Given material>
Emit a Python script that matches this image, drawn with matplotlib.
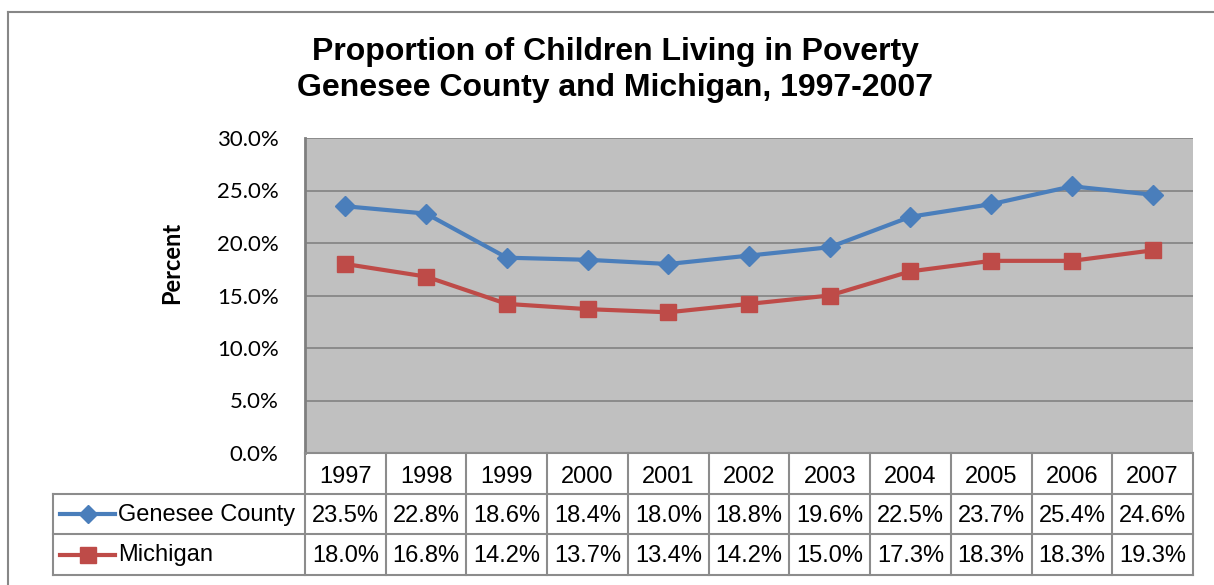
import matplotlib
matplotlib.use("Agg")
import matplotlib.pyplot as plt
from matplotlib.lines import Line2D

years = ["1997", "1998", "1999", "2000", "2001", "2002", "2003", "2004", "2005", "2006", "2007"]
genesee = [23.5, 22.8, 18.6, 18.4, 18.0, 18.8, 19.6, 22.5, 23.7, 25.4, 24.6]
michigan = [18.0, 16.8, 14.2, 13.7, 13.4, 14.2, 15.0, 17.3, 18.3, 18.3, 19.3]
series_names = ["Genesee County", "Michigan"]
yticks = [0, 5, 10, 15, 20, 25, 30]

plt.rcParams['font.family'] = ['Liberation Sans', 'DejaVu Sans']

W, H = 1214, 585
fig = plt.figure(figsize=(W / 100, H / 100), dpi=100)
fig.patch.set_facecolor('white')

def px(x0, y0, x1, y1):
    return [x0 / W, 1 - y1 / H, (x1 - x0) / W, (y1 - y0) / H]

blue = '#4A7EBB'
red = '#BE4B48'
gridc = '#878787'

# --- plot area ---
ax = fig.add_axes(px(305, 138, 1193, 453))
ax.set_facecolor('#C0C0C0')
x = list(range(len(years)))
ax.plot(x, genesee, color=blue, lw=3, marker='D', ms=10, zorder=3)
ax.plot(x, michigan, color=red, lw=3, marker='s', ms=12, zorder=3)
ax.set_xlim(-0.5, len(years) - 0.5)
ax.set_ylim(0, 30)
ax.set_xticks([])
ax.set_yticks(yticks)
ax.set_yticklabels([f"{v:.1f}%" for v in yticks], family='Lato', fontsize=16)
ax.tick_params(axis='y', length=0, pad=19)
ax.yaxis.grid(True, color=gridc, lw=1.3)
ax.set_axisbelow(True)
for s in ['top', 'right', 'bottom']:
    ax.spines[s].set_visible(False)
ax.spines['left'].set_color('#7F7F7F')
ax.spines['left'].set_linewidth(2)

# --- data table below the plot ---
upx = len(years) / (1193 - 305)
left = -0.5 - (305 - 53) * upx
tax = fig.add_axes(px(53, 453, 1193, 575))
tax.set_xlim(left, len(years) - 0.5)
tax.set_ylim(3, 0)
tax.axis('off')
lc = '#8C8C8C'
right = len(years) - 0.5
tax.plot([-0.5, right], [0, 0], color=lc, lw=1.5, clip_on=False)
for yy in [1, 2, 3]:
    tax.plot([left, right], [yy, yy], color=lc, lw=1.5, clip_on=False)
for k in range(len(years) + 1):
    tax.plot([k - 0.5, k - 0.5], [0, 3], color=lc, lw=1.5, clip_on=False)
tax.plot([left, left], [1, 3], color=lc, lw=1.5, clip_on=False)

fs = 17
for i, yr in enumerate(years):
    tax.text(i, 0.58, yr, ha='center', va='center', fontsize=fs)
    tax.text(i, 1.54, f"{genesee[i]:.1f}%", ha='center', va='center', fontsize=fs)
    tax.text(i, 2.54, f"{michigan[i]:.1f}%", ha='center', va='center', fontsize=fs)

lx0 = left + (60 - 53) * upx
lx1 = left + (115 - 53) * upx
lxm = left + (88 - 53) * upx
tx = left + (118 - 53) * upx
tax.plot([lx0, lx1], [1.5, 1.5], color=blue, lw=3)
tax.plot([lxm], [1.5], color=blue, marker='D', ms=9)
tax.plot([lx0, lx1], [2.5, 2.5], color=red, lw=3)
tax.plot([lxm], [2.5], color=red, marker='s', ms=11)
tax.text(tx, 1.52, series_names[0], ha='left', va='center', fontsize=fs)
tax.text(tx, 2.52, series_names[1], ha='left', va='center', fontsize=fs)

# --- titles ---
fig.text(615 / W, 1 - 70 / H,
         "Proportion of Children Living in Poverty\nGenesee County and Michigan, 1997-2007",
         ha='center', va='center', fontsize=23, fontweight='bold', linespacing=1.28)
fig.text(172 / W, 1 - 263 / H, "Percent", rotation=90, ha='center', va='center',
         family='Lato', fontweight='bold', fontsize=17)

# outer chart border
fig.add_artist(Line2D([8 / W, 8 / W], [0, 1 - 12 / H], color='#878787', lw=1.5))
fig.add_artist(Line2D([8 / W, 1], [1 - 12 / H, 1 - 12 / H], color='#878787', lw=1.5))

fig.savefig("out.png", dpi=100)
plt.close(fig)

What is expected>
Say how many lines hold the word "matplotlib", giving the number and nothing else.

Complete response>
5